张恒被扔到河里,恶少们转身便走,恰好有一条船经过,船夫看到河里漂着人,就将其救起,一看居然是旧相识,便要把张恒送回家。张恒不便讲明自己的情况,只求船夫将自己送到熟识的布行。布行主人见张恒伤痕累累,询问原因,张恒不敢讲出实情,便称自己是因为酒后与人打架受伤,要求不要声张,以免老母担忧。等养好伤后,布行主人批发给他一些布匹,张恒便又到口外去贩布去了
就在张恒逃往贩布主人家的时候,在河边的芦苇丛中发现一具尸体,保甲长报告到县。县太爷前来验尸,发现是群殴所致。此时尸体已经腐败,面目皆非,也不知道是谁,县太爷便张榜要人来认尸。
张恒的母亲见儿子数日不归,听说县太爷要人来认尸,便来投告。县太爷命令开棺相认,母亲老眼昏花,看到尸衣右肩有补丁,便以为是自己的儿子,于是抚尸痛哭,把许三与李氏的事情讲出来。原来肩贩挑东西,大多是用右肩,容易磨损,所以衣服右肩之处都有补丁。

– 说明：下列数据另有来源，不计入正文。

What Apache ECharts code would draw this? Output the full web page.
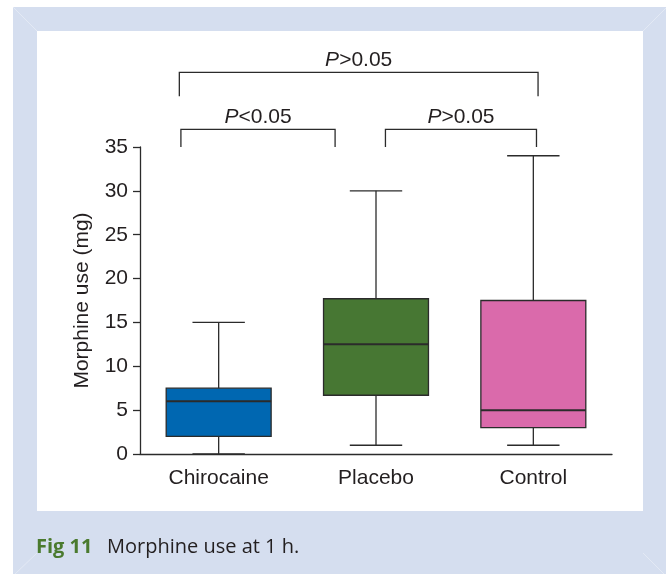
<!DOCTYPE html>
<html>
<head>
<meta charset="utf-8">
<script src="https://cdn.jsdelivr.net/npm/echarts@6/dist/echarts.min.js"></script>
<style>html,body{margin:0;padding:0;background:#fff}#c{width:666px;height:574px}</style>
</head>
<body>
<div id="c"></div>
<script>
// ---- data ----
var categories = ['Chirocaine', 'Placebo', 'Control'];
var mins    = [0, 1, 1];
var q1s     = [2, 6.7, 3];
var medians = [6, 12.5, 5];
var q3s     = [7.5, 17.7, 17.5];
var maxs    = [15, 30, 34];
var boxColors = ['#0067b1', '#477733', '#da6aab'];
var yTicks = [0, 5, 10, 15, 20, 25, 30, 35];
// significance brackets: start/end position (category units), bottom value, top value, label
var bracketFrom  = [-0.24, 1.06, -0.25];
var bracketTo    = [0.74, 2.02, 2.03];
var bracketLow   = [35, 35, 40.8];
var bracketHigh  = [37, 37, 43.5];
var bracketText  = ['<0.05', '>0.05', '>0.05'];
var bracketTextY = [38.4, 38.4, 44.9];

var chart = echarts.init(document.getElementById('c'), null, {renderer: 'canvas'});
var FONT = '"Liberation Sans", Arial, Helvetica, sans-serif';
var CAPFONT = '"Open Sans", "Noto Sans", sans-serif';
var LINE = '#2b2b2b';
var FS = 21;

var boxData = categories.map(function (c, i) {
  return [i, mins[i], q1s[i], medians[i], q3s[i], maxs[i]];
});
var bracketData = bracketFrom.map(function (f, i) {
  return [f, bracketTo[i], bracketLow[i], bracketHigh[i], bracketTextY[i], i];
});

var option = {
  backgroundColor: '#ffffff',
  animation: false,
  graphic: [
    {type: 'rect', z: -10, shape: {x: 13, y: 7, width: 653, height: 567}, style: {fill: '#d5deef'}},
    {type: 'rect', z: -9, shape: {x: 37, y: 31, width: 606, height: 480}, style: {fill: '#ffffff'}},
    {type: 'line', z: -9, shape: {x1: 13, y1: 7, x2: 37, y2: 31}, style: {stroke: '#e3e9f4', lineWidth: 1}},
    {type: 'line', z: -9, shape: {x1: 666, y1: 8, x2: 643, y2: 31}, style: {stroke: '#e3e9f4', lineWidth: 1}},
    {type: 'line', z: -9, shape: {x1: 37, y1: 553, x2: 15, y2: 574}, style: {stroke: '#e3e9f4', lineWidth: 1}},
    {type: 'line', z: -9, shape: {x1: 643, y1: 553, x2: 664, y2: 574}, style: {stroke: '#e3e9f4', lineWidth: 1}},
    {type: 'text', z: 10, x: 36, y: 547, style: {
      text: 'Fig 11', verticalAlign: 'middle',
      fontFamily: CAPFONT, fontSize: 20, fontWeight: 'bold', fill: '#4a7a2e'
    }},
    {type: 'text', z: 10, x: 107, y: 547, style: {
      text: 'Morphine use at 1 h.', verticalAlign: 'middle',
      fontFamily: CAPFONT, fontSize: 20, fill: '#231f20'
    }}
  ],
  grid: {left: 140, right: 54, top: 147, bottom: 120, containLabel: false},
  xAxis: {
    type: 'category',
    data: categories,
    boundaryGap: true,
    axisLine: {lineStyle: {color: LINE, width: 1.3}},
    axisTick: {alignWithLabel: true, length: 8, lineStyle: {color: LINE, width: 1.3}},
    axisLabel: {color: '#231f20', fontFamily: FONT, fontSize: FS, margin: 14},
    splitLine: {show: false}
  },
  yAxis: {
    type: 'value',
    min: 0, max: 35, interval: 5,
    name: 'Morphine use (mg)',
    nameLocation: 'middle',
    nameGap: 47,
    nameTextStyle: {color: '#231f20', fontFamily: FONT, fontSize: FS},
    axisLine: {show: true, lineStyle: {color: LINE, width: 1.3}},
    axisTick: {show: true, length: 7, lineStyle: {color: LINE, width: 1.3}},
    axisLabel: {color: '#231f20', fontFamily: FONT, fontSize: FS, margin: 12,
      formatter: function (v) { return yTicks.indexOf(v) >= 0 ? String(v) : ''; }},
    splitLine: {show: false}
  },
  series: [
    {
      type: 'custom',
      data: boxData,
      z: 3,
      encode: {x: 0, y: [1, 2, 3, 4, 5]},
      renderItem: function (params, api) {
        var i = api.value(0);
        var band = api.size([1, 0])[0];
        var bw = band * 0.667;
        var cw = band * 0.333;
        var pMin = api.coord([i, api.value(1)]);
        var pQ1 = api.coord([i, api.value(2)]);
        var pMed = api.coord([i, api.value(3)]);
        var pQ3 = api.coord([i, api.value(4)]);
        var pMax = api.coord([i, api.value(5)]);
        var x = pMed[0];
        var ls = {stroke: LINE, lineWidth: 1.3};
        return {
          type: 'group',
          children: [
            {type: 'line', shape: {x1: x, y1: pMax[1], x2: x, y2: pQ3[1]}, style: ls},
            {type: 'line', shape: {x1: x, y1: pQ1[1], x2: x, y2: pMin[1]}, style: ls},
            {type: 'line', shape: {x1: x - cw / 2, y1: pMax[1], x2: x + cw / 2, y2: pMax[1]}, style: ls},
            {type: 'line', shape: {x1: x - cw / 2, y1: pMin[1], x2: x + cw / 2, y2: pMin[1]}, style: ls},
            {type: 'rect', shape: {x: x - bw / 2, y: pQ3[1], width: bw, height: pQ1[1] - pQ3[1]},
              style: {fill: boxColors[params.dataIndex], stroke: LINE, lineWidth: 1.3}},
            {type: 'line', shape: {x1: x - bw / 2, y1: pMed[1], x2: x + bw / 2, y2: pMed[1]},
              style: {stroke: LINE, lineWidth: 2}}
          ]
        };
      }
    },
    {
      type: 'custom',
      data: bracketData,
      z: 3,
      clip: false,
      encode: {y: [2, 3, 4]},
      renderItem: function (params, api) {
        var band = api.size([1, 0])[0];
        var x0 = api.coord([0, 0])[0];
        var xa = x0 + api.value(0) * band;
        var xb = x0 + api.value(1) * band;
        var yl = api.coord([0, api.value(2)])[1];
        var yh = api.coord([0, api.value(3)])[1];
        var yt = api.coord([0, api.value(4)])[1];
        var k = params.dataIndex;
        return {
          type: 'group',
          children: [
            {type: 'polyline', shape: {points: [[xa, yl], [xa, yh], [xb, yh], [xb, yl]]},
              style: {stroke: LINE, lineWidth: 1.3, fill: null}},
            {type: 'text', x: (xa + xb) / 2, y: yt, style: {
              text: '{i|P}{n|' + bracketText[k] + '}',
              align: 'center', verticalAlign: 'middle',
              rich: {
                i: {fontFamily: FONT, fontSize: FS, fontStyle: 'italic', fill: '#231f20'},
                n: {fontFamily: FONT, fontSize: FS, fill: '#231f20'}
              }
            }}
          ]
        };
      }
    }
  ]
};
chart.setOption(option);
</script>
</body>
</html>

县太爷急令捕役把许三及恶少们抓获,一用刑讯,这些人便都招供了,县太爷便依律拟罪,等待上宪核准执行。
许老爹救子心切,多方求助。这时有看到尸体的人告诉他:“此尸应该不是张恒,因为他身材矮小而年轻,尸体身长而年老,面目虽然溃烂,但有一缕胡须可以为证。”许老爹觉得有理,便上控到河间府。知府派人检验尸体,果然有胡须,而见过张恒的人,都说他没有胡须,于是便成为疑案,久久不能够结案。
且说张恒到口外贸易,过了一年多,心想许三等人也许不会再谋害自己,所以便带着银两回到家中。母亲见到儿子回来,是喜惧交加。喜的是儿子平安回来,惧的是怕儿子牵连进许三案中,所以要儿子外出躲避。张恒说:“我本来就没有罪,如果让许三抵了罪,我的罪过才大呢!将来如何回乡居住,不如自首。”便来到县衙门,将事情的经过讲述出来。
县太爷得知情况以后,也大吃一惊,急忙上报,省里委派河间知府重新问拟。这时的知府是杜甲,字补堂,江苏江都人,史称其“素有政声”,也就是很有政绩。杜知府在审明之后,对许三有了判决。
对于许三的行为,杜知府并没有深究,可能是许三已经被关押一年多,屡次受刑,还险些抵命,所以没有追究其“逼良为娼”之罪。按照《大清律冽·刑律·犯奸·买良为娼》条例规定:“逼勒卖奸图利者,枷号三个月百,发云贵川广烟瘴少轻地方。”如果是按照此条例定罪,许三就要被配到外省,而按照《大清律例·刑律·犯奸·犯奸》条规定:“凡和奸八十;有夫者,杖九十。”杜知府在杖刑之外加上枷号之刑,也就是从重罚了。那么如何判决李氏呢?
对于李氏,杜知府非常鄙夷,以“桑中之奔”来形容其不贞。按照《大清律例》规定:“奸妇从夫嫁卖,其夫愿留者听。”因此杜知府要张恒自己决定李氏的去留。张恒是个有情义的人,同意将李氏接回家中,而李氏回家之后,哀求婆婆收留自己,并且发誓,一定痛改前非,并且断去一个小指以明志,总算还是个圆满结局。至于恶少及贾妻,则另案处理。
这个案件如果不是张恒自首,案子就不能够结,以当时监狱的环境,许三等人也许会病死在狱中,也可以看到断案之难。